### GIVEN REQUEST:
Skip all pictures, then copy the lines from the start of the data through the line with "import matplotlib.pyplot as plt", keeping both ends.

━━━━━━━━━━

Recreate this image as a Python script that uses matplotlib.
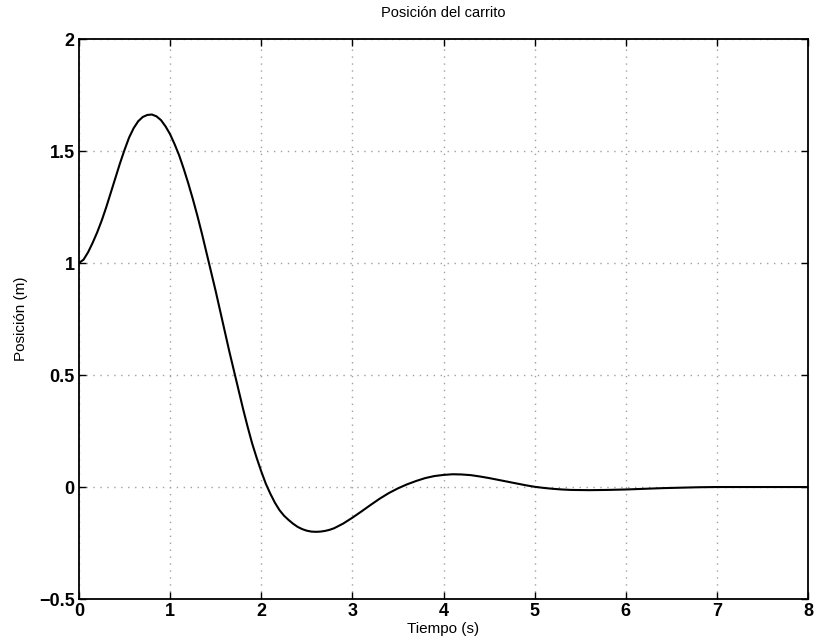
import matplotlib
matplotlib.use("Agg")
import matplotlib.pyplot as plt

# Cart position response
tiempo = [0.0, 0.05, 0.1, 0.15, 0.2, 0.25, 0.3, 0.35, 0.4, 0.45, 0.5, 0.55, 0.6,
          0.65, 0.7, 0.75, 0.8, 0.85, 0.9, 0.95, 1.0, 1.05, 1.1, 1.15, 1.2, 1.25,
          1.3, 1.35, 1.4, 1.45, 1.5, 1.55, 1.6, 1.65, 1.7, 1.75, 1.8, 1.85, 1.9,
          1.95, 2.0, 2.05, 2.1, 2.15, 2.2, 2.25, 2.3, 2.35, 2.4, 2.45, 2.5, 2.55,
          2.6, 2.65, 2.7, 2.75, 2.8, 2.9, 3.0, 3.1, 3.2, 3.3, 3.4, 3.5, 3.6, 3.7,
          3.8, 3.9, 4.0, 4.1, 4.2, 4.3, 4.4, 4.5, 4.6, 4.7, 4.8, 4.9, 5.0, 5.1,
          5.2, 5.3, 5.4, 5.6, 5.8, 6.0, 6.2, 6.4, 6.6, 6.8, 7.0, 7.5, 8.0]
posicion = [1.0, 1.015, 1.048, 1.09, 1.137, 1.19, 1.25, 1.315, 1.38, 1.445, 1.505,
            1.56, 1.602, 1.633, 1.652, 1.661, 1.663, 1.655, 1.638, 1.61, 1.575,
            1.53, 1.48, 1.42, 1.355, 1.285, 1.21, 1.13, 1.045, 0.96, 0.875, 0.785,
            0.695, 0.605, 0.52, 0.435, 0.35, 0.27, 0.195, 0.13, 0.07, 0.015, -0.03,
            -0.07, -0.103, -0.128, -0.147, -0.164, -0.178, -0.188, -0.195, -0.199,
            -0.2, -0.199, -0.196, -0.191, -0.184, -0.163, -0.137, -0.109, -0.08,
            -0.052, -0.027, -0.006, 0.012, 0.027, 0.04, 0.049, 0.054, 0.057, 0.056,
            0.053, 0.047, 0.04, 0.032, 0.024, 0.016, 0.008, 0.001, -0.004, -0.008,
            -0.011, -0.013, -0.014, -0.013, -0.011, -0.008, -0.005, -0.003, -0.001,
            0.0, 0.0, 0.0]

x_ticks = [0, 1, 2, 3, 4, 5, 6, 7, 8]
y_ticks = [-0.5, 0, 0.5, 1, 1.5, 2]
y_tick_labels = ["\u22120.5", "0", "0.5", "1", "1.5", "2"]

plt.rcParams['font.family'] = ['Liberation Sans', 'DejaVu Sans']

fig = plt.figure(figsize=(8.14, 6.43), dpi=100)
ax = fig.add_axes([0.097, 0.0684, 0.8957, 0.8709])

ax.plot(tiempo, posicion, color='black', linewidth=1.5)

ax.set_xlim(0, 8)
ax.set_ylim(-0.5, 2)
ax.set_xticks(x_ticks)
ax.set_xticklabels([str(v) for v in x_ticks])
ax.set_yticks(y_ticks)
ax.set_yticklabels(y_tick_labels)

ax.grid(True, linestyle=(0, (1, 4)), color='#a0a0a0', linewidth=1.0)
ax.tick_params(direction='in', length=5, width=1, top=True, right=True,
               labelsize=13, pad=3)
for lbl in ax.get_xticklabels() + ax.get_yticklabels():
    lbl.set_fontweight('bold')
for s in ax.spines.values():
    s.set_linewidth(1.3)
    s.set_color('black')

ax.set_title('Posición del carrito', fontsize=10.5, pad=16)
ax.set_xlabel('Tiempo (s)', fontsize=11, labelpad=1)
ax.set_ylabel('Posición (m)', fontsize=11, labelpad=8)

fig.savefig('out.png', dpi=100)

━━━━━━━━━━

### FULL SOLUTION:
Recreate this image as a Python script that uses matplotlib.
import matplotlib
matplotlib.use("Agg")
import matplotlib.pyplot as plt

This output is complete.